The other solution is using ACLs, but in the end its the exact same thing as my solution above, as setfacl will set a mask on the group permissions when setting a particular user or group access, it means the ‘extra’ permissions ser using acl will be controlled using the group permissions ‘mask’, And the extra headche to manage ACLs on a server is not worth it in my exprience.

setguid and group traditionals groups like www-data are a problem when the owner of the root dir is the user as it can change or delete permissions.

If many users have to access proyect1 for example, ACLs can be used but i like to ser the owner of the proyect to a particular user or root, set a group for collaboration like $project1group, chmod g+s bit on that dir, set 770, and asign the $webserveruser and the users of the proyect to $project1group.

So I’ve been thinking a lot about this lately, and something occurs to me. There will only ever be one web server, but there could be multiple developers working on a website.

So instead of assigning the group to www-data, assign the user to www-data, and create a group dev-websitename and assign your development users to it.

Then you can easily give more permissions to the dev group, and restrict permissions to the owner. I don’t see why “Other” users ever need any access what so ever.

Here’s the code:

    sudo chown -R www-data:dev-mysitenamehere .
    sudo find . -type f -exec chmod 0460 {} \;
    sudo find . -type d -exec chmod 2570 {} \;

The 2 in the directory chmod makes it so files inherit the folder’s group

Now, the issue here is when you create new files as your user, their owner will be your user name, not the server’s name (www-data).
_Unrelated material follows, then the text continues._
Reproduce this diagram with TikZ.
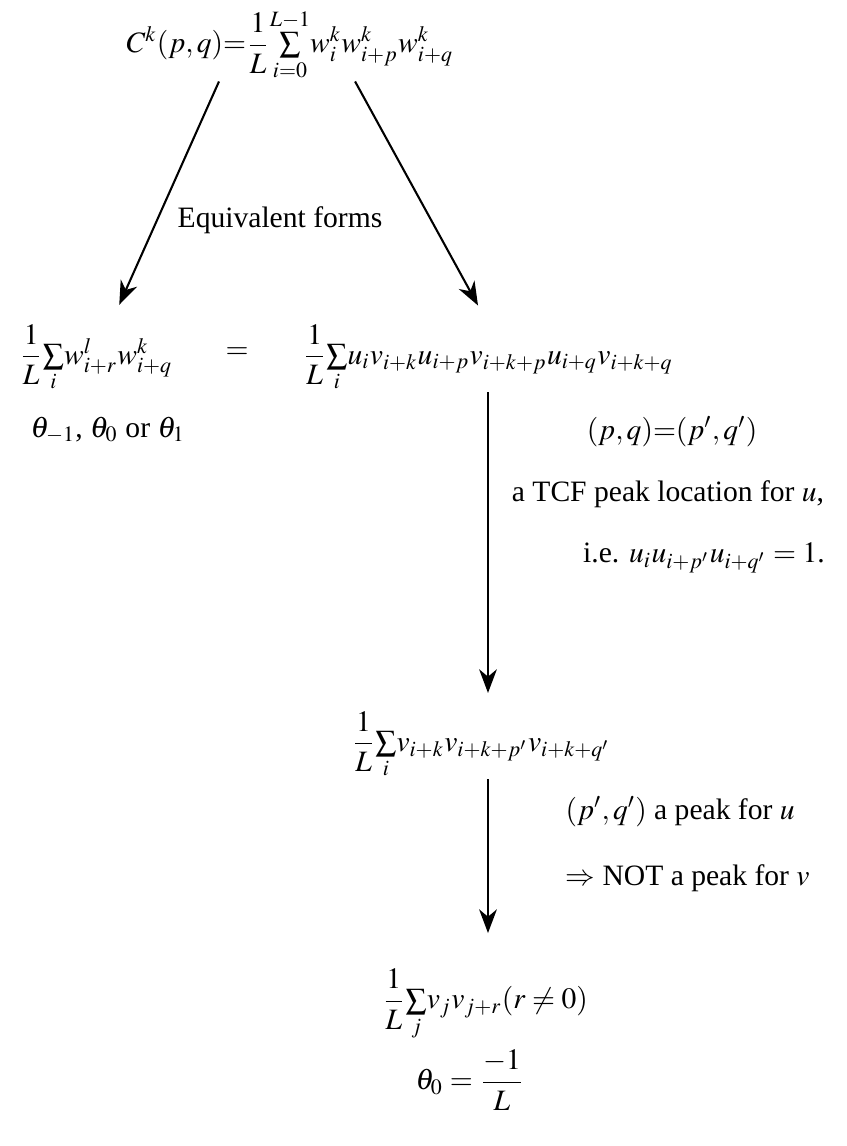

But in some ways, this is ideal, forcing you to manually change the ownership of new files so that they are visible by the server. Of course you could always set git post.receive to do this for you too.

For “storage” folders or other folders the server needs access to you can use this mode so your server can also edit these files:

    sudo find storage -type f -exec chmod 0660 {} \;
    sudo find storage -type d -exec chmod 2770 {} \;

I have not sufficiently tested this method - it may be that there are downsides, but it just seems like it makes more sense to me. There will only be one server user, but there will be multiple developer users. So group makes sense for developers, while owner makes sense for the server, and other users have no business here.

Is there an automated way to set these permissions properly for all folders?